____ Source material
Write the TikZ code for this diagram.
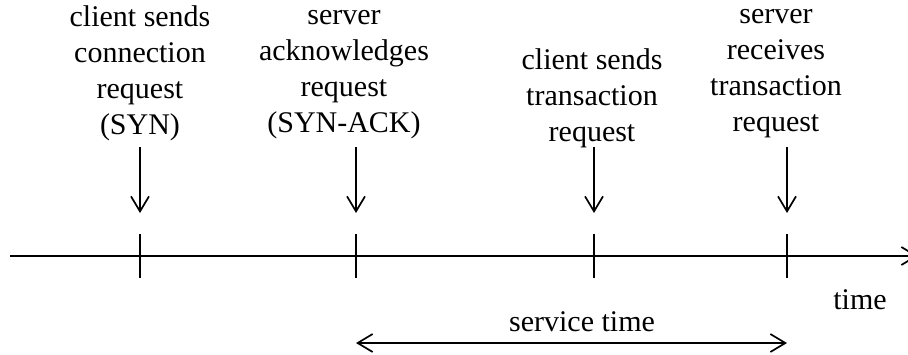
\documentclass[tikz,border=0pt]{standalone}
\usepackage{fontspec}
\setmainfont{Liberation Serif}
\usetikzlibrary{arrows.meta}
\begin{document}
\begin{tikzpicture}[x=1pt,y=-1pt,
  line width=1.7pt,
  barb/.style={-{Straight Barb[length=15pt,width=18pt,line width=1.7pt]}},
  dbarb/.style={{Straight Barb[length=15pt,width=18pt,line width=1.7pt]}-{Straight Barb[length=15pt,width=18pt,line width=1.7pt]}},
  lbl/.style={align=center,inner sep=0pt,font=\fontsize{30}{36}\selectfont}]
\useasboundingbox (0,0) rectangle (908,354);
\clip (0,0) rectangle (908,354);
% axis
\coordinate (axs) at (10,256);
\coordinate (axe) at (918,256);
\draw[barb] (axs) -- (axe);
% ticks
\foreach \n/\x in {1/140,2/356,3/594,4/787}{
  \coordinate (tt\n) at (\x,234);
  \coordinate (tb\n) at (\x,278);
  \draw (tt\n) -- (tb\n);
  \coordinate (as\n) at (\x,147);
  \coordinate (ae\n) at (\x,213);
  \draw[barb] (as\n) -- (ae\n);
}
% labels
\node[lbl] (l1) at (140,73) {client sends\\connection\\request\\(SYN)};
\node[lbl] (l2) at (344,75) {server\\acknowledges\\request\\(SYN-ACK)};
\node[lbl] (l3) at (592,98) {client sends\\transaction\\request};
\node[lbl] (l4) at (776,74) {server\\receives\\transaction\\request};
\node[lbl] (tm) at (860,300) {time};
\node[lbl] (st) at (582,322) {service time};
% service time arrow
\coordinate (ss) at (356,343);
\coordinate (se) at (787,343);
\draw[dbarb] (ss) -- (se);
\end{tikzpicture}
\end{document}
________
> _Brief_
Send back the data above word for word, with the pictures left out.

> _Task answer_
Write the TikZ code for this diagram.
\documentclass[tikz,border=0pt]{standalone}
\usepackage{fontspec}
\setmainfont{Liberation Serif}
\usetikzlibrary{arrows.meta}
\begin{document}
\begin{tikzpicture}[x=1pt,y=-1pt,
  line width=1.7pt,
  barb/.style={-{Straight Barb[length=15pt,width=18pt,line width=1.7pt]}},
  dbarb/.style={{Straight Barb[length=15pt,width=18pt,line width=1.7pt]}-{Straight Barb[length=15pt,width=18pt,line width=1.7pt]}},
  lbl/.style={align=center,inner sep=0pt,font=\fontsize{30}{36}\selectfont}]
\useasboundingbox (0,0) rectangle (908,354);
\clip (0,0) rectangle (908,354);
% axis
\coordinate (axs) at (10,256);
\coordinate (axe) at (918,256);
\draw[barb] (axs) -- (axe);
% ticks
\foreach \n/\x in {1/140,2/356,3/594,4/787}{
  \coordinate (tt\n) at (\x,234);
  \coordinate (tb\n) at (\x,278);
  \draw (tt\n) -- (tb\n);
  \coordinate (as\n) at (\x,147);
  \coordinate (ae\n) at (\x,213);
  \draw[barb] (as\n) -- (ae\n);
}
% labels
\node[lbl] (l1) at (140,73) {client sends\\connection\\request\\(SYN)};
\node[lbl] (l2) at (344,75) {server\\acknowledges\\request\\(SYN-ACK)};
\node[lbl] (l3) at (592,98) {client sends\\transaction\\request};
\node[lbl] (l4) at (776,74) {server\\receives\\transaction\\request};
\node[lbl] (tm) at (860,300) {time};
\node[lbl] (st) at (582,322) {service time};
% service time arrow
\coordinate (ss) at (356,343);
\coordinate (se) at (787,343);
\draw[dbarb] (ss) -- (se);
\end{tikzpicture}
\end{document}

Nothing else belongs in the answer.